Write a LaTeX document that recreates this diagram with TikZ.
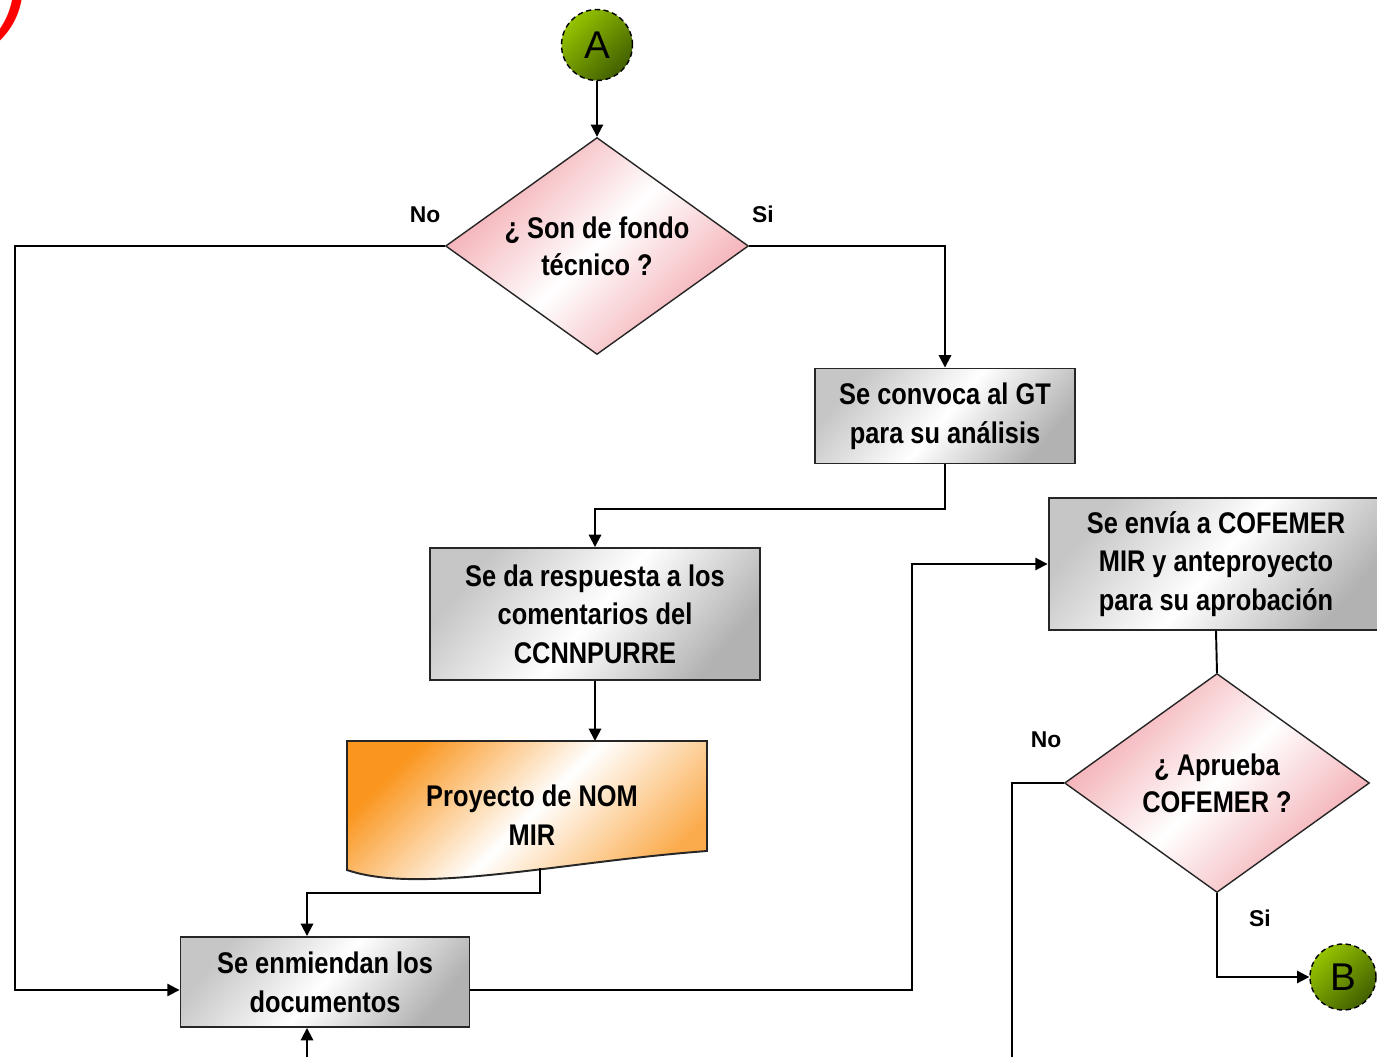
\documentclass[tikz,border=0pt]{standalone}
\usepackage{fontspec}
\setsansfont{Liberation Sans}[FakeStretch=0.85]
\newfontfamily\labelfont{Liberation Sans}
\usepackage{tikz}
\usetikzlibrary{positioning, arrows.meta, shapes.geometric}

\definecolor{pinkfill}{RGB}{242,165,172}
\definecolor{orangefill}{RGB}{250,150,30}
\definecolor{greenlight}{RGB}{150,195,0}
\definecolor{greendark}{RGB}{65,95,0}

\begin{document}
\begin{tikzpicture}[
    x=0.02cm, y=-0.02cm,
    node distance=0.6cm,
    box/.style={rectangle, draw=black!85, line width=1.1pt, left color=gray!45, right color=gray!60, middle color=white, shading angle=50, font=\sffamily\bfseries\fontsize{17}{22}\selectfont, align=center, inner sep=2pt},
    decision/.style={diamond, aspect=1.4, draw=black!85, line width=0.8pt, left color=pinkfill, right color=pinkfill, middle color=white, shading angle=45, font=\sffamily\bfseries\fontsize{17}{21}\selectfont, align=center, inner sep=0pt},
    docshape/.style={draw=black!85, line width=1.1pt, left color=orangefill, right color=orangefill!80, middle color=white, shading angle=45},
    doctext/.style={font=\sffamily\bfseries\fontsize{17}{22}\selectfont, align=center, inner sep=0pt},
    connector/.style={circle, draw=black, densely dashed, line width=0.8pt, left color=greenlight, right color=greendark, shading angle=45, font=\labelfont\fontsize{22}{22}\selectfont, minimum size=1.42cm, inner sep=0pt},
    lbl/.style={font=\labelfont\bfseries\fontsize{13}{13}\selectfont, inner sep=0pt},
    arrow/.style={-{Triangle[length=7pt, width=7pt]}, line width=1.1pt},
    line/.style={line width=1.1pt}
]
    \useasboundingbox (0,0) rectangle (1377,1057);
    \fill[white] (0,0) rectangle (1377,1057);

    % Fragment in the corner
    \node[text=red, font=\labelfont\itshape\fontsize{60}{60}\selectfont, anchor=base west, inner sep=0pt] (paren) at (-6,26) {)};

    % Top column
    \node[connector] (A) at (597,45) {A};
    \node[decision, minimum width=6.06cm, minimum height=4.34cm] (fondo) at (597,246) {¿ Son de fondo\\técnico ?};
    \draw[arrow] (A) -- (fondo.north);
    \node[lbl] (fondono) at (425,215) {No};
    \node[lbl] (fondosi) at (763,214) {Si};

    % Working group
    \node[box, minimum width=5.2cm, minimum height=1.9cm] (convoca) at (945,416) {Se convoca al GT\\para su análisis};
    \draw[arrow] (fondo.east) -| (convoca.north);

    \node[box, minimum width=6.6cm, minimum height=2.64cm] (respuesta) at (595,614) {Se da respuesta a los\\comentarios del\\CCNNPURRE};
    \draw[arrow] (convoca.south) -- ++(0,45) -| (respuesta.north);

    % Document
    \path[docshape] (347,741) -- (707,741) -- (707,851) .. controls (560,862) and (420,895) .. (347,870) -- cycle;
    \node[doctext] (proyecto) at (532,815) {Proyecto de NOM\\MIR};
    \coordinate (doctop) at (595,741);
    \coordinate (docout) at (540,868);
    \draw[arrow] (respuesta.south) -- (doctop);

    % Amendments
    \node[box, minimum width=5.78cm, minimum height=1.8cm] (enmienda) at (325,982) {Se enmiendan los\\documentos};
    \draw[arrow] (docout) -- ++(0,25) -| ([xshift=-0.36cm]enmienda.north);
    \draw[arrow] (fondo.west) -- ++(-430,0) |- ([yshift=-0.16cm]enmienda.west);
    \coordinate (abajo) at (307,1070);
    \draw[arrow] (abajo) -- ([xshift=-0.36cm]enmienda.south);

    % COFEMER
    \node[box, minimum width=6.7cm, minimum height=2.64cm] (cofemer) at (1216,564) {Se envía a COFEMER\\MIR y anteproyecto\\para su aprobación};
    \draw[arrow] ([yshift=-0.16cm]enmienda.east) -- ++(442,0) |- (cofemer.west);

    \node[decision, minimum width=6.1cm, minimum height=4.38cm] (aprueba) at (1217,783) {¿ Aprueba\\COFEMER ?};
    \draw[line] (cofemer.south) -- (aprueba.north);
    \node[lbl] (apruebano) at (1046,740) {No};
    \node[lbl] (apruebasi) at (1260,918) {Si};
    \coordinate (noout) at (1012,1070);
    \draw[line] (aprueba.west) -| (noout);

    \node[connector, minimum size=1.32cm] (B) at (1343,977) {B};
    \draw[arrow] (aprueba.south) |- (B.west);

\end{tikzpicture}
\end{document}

What you should do –
Starting at the first line of the material, output exactly the lines up to and including the one with "anchor=base west, inner". Do not include the pictures.

Result of the task –
Write a LaTeX document that recreates this diagram with TikZ.
\documentclass[tikz,border=0pt]{standalone}
\usepackage{fontspec}
\setsansfont{Liberation Sans}[FakeStretch=0.85]
\newfontfamily\labelfont{Liberation Sans}
\usepackage{tikz}
\usetikzlibrary{positioning, arrows.meta, shapes.geometric}

\definecolor{pinkfill}{RGB}{242,165,172}
\definecolor{orangefill}{RGB}{250,150,30}
\definecolor{greenlight}{RGB}{150,195,0}
\definecolor{greendark}{RGB}{65,95,0}

\begin{document}
\begin{tikzpicture}[
    x=0.02cm, y=-0.02cm,
    node distance=0.6cm,
    box/.style={rectangle, draw=black!85, line width=1.1pt, left color=gray!45, right color=gray!60, middle color=white, shading angle=50, font=\sffamily\bfseries\fontsize{17}{22}\selectfont, align=center, inner sep=2pt},
    decision/.style={diamond, aspect=1.4, draw=black!85, line width=0.8pt, left color=pinkfill, right color=pinkfill, middle color=white, shading angle=45, font=\sffamily\bfseries\fontsize{17}{21}\selectfont, align=center, inner sep=0pt},
    docshape/.style={draw=black!85, line width=1.1pt, left color=orangefill, right color=orangefill!80, middle color=white, shading angle=45},
    doctext/.style={font=\sffamily\bfseries\fontsize{17}{22}\selectfont, align=center, inner sep=0pt},
    connector/.style={circle, draw=black, densely dashed, line width=0.8pt, left color=greenlight, right color=greendark, shading angle=45, font=\labelfont\fontsize{22}{22}\selectfont, minimum size=1.42cm, inner sep=0pt},
    lbl/.style={font=\labelfont\bfseries\fontsize{13}{13}\selectfont, inner sep=0pt},
    arrow/.style={-{Triangle[length=7pt, width=7pt]}, line width=1.1pt},
    line/.style={line width=1.1pt}
]
    \useasboundingbox (0,0) rectangle (1377,1057);
    \fill[white] (0,0) rectangle (1377,1057);

    % Fragment in the corner
    \node[text=red, font=\labelfont\itshape\fontsize{60}{60}\selectfont, anchor=base west, inner sep=0pt] (paren) at (-6,26) {)};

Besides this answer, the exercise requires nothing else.